(begin)

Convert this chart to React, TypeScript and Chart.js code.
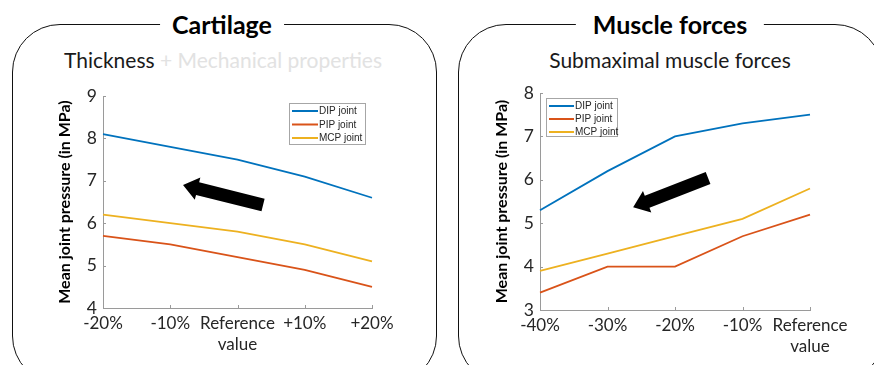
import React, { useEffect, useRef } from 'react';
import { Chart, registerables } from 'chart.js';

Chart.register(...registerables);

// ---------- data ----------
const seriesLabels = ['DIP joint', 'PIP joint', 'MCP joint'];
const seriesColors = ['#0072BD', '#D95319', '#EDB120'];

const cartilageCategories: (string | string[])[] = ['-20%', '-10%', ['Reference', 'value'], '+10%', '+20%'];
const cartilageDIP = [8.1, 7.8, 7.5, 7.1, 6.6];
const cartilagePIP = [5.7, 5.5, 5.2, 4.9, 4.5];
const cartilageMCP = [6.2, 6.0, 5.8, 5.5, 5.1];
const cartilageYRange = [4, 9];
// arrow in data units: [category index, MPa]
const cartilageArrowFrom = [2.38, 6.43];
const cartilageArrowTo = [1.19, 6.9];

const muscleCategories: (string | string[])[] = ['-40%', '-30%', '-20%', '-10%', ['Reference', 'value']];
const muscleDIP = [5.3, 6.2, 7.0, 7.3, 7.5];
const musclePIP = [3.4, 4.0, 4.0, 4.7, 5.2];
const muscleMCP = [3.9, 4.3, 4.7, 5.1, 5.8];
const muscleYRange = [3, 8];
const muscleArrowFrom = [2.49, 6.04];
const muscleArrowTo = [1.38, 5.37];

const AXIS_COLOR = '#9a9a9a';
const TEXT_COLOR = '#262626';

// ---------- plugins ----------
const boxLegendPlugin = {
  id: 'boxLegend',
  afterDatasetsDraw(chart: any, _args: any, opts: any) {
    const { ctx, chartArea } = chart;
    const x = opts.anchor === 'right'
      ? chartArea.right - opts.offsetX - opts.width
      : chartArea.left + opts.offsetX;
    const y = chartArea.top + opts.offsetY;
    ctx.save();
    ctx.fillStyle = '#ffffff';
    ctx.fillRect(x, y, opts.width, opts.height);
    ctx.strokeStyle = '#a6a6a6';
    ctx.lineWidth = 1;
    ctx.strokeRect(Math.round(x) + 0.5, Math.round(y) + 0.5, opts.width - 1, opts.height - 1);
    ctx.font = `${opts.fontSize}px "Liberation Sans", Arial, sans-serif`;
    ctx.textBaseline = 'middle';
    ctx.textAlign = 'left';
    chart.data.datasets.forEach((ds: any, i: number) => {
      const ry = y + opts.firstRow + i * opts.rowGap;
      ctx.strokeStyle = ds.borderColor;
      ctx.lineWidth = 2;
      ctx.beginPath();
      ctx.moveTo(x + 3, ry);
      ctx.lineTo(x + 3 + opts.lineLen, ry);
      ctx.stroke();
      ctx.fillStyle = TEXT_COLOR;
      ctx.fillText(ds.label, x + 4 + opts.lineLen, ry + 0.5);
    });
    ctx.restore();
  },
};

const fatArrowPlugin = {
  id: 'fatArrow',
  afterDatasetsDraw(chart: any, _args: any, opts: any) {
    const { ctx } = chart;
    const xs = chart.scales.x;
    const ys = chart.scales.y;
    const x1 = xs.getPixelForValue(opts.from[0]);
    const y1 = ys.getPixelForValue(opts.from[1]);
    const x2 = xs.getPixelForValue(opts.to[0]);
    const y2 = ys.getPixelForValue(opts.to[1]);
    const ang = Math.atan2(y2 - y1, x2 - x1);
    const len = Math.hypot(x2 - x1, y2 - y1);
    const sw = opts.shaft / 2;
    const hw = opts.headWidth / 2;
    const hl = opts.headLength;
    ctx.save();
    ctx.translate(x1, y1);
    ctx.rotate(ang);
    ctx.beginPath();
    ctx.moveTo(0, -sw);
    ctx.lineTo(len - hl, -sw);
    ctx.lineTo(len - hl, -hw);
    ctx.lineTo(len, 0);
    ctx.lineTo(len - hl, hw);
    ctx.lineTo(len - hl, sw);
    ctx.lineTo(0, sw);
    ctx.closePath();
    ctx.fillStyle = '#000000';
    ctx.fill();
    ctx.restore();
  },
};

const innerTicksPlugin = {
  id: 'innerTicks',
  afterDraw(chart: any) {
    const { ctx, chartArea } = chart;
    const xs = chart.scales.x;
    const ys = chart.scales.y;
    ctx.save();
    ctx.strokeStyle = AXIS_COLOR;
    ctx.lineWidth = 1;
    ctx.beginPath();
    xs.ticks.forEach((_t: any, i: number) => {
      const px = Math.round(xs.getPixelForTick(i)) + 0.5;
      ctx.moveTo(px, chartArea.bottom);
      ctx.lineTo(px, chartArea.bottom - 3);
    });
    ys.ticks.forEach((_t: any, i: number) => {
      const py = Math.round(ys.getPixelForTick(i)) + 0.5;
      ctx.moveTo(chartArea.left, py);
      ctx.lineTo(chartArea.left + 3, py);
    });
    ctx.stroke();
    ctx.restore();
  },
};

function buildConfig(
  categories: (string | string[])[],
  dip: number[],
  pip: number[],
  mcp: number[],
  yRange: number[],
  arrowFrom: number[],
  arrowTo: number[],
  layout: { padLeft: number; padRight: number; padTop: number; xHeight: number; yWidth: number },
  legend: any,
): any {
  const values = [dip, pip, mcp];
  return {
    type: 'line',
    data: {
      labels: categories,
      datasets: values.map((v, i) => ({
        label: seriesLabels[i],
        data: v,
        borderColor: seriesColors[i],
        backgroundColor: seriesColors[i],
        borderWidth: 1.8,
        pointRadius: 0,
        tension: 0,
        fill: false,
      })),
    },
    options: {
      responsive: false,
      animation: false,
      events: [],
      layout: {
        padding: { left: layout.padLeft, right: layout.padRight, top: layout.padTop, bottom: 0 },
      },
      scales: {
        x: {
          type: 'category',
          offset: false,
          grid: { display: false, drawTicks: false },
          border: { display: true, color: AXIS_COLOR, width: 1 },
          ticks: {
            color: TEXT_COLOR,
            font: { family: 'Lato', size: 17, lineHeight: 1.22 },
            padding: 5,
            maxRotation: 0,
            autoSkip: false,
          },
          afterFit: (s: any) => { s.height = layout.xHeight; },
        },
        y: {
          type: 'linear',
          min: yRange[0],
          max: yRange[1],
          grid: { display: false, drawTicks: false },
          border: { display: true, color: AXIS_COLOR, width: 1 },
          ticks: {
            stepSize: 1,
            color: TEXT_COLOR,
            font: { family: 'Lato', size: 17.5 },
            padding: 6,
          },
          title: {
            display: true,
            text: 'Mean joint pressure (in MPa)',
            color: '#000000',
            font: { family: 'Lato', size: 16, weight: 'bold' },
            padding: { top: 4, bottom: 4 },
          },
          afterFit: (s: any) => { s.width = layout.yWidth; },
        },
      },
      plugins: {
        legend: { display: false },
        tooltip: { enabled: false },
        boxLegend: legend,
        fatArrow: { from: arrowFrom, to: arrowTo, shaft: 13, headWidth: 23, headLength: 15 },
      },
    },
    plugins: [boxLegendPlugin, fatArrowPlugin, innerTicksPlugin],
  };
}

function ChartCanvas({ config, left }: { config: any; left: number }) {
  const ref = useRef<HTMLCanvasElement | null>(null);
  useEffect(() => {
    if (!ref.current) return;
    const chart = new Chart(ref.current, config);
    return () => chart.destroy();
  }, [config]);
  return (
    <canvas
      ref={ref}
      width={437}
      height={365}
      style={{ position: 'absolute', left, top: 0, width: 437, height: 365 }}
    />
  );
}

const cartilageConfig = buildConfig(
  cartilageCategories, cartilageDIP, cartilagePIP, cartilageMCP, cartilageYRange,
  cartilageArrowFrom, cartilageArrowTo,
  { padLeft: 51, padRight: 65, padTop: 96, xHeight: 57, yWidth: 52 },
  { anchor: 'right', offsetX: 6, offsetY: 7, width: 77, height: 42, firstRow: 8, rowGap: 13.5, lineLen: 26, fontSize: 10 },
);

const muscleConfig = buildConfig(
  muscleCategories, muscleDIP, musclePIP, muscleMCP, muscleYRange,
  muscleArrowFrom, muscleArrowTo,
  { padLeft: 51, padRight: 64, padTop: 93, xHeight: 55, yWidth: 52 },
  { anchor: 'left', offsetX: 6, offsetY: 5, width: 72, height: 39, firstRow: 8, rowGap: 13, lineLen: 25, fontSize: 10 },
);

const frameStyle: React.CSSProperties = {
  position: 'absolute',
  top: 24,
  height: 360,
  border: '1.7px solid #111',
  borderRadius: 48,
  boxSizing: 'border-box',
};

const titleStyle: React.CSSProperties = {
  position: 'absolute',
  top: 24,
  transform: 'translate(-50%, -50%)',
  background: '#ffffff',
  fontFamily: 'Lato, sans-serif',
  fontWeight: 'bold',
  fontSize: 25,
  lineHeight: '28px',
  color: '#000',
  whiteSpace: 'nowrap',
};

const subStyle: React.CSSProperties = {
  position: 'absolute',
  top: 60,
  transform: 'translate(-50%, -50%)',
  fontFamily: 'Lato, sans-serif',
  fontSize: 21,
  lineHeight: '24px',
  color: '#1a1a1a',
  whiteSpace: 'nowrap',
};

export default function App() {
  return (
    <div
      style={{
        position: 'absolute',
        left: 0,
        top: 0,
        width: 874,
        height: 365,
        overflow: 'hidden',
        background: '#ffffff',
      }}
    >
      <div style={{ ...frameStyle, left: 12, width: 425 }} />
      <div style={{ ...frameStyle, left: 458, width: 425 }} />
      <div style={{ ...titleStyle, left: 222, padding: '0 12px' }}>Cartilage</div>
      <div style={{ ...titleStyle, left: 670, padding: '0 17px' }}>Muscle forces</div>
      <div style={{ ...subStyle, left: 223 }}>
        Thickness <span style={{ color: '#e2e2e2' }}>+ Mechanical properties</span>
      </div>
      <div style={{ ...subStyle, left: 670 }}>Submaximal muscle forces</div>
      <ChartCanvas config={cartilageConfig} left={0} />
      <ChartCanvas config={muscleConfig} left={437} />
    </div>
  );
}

(end)
(begin)

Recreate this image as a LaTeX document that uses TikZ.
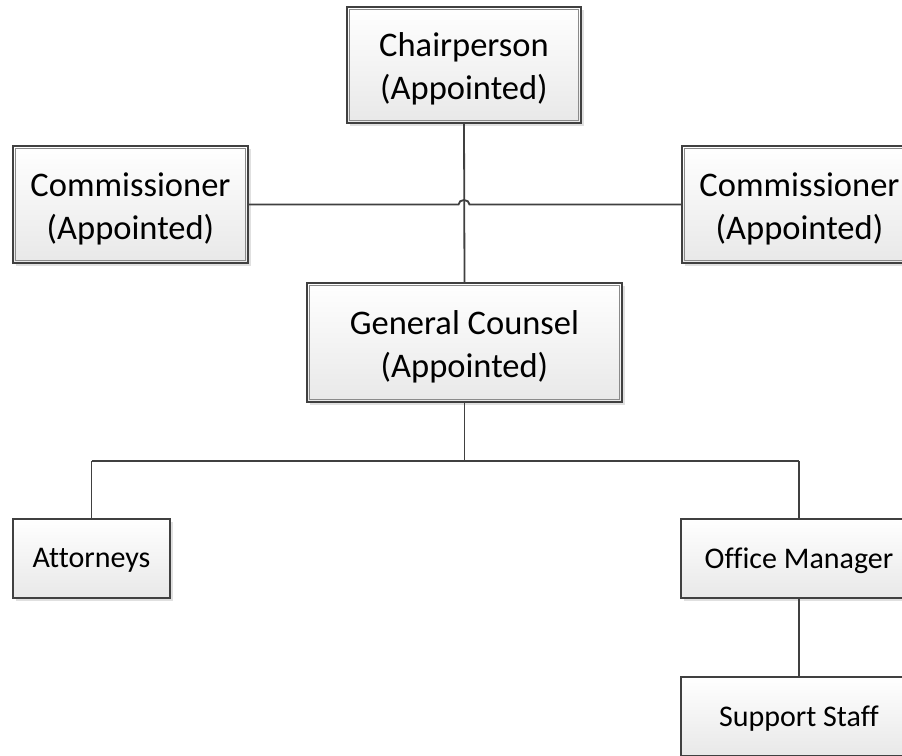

(end)

-- What you will do --
In the entries above, find the line that contains "Convert this chart" and the line that contains "Chart.register(...registerables);". Reproduce exactly those two lines and every line between them, but not the pictures.

-- Final result --
Convert this chart to React, TypeScript and Chart.js code.
import React, { useEffect, useRef } from 'react';
import { Chart, registerables } from 'chart.js';

Chart.register(...registerables);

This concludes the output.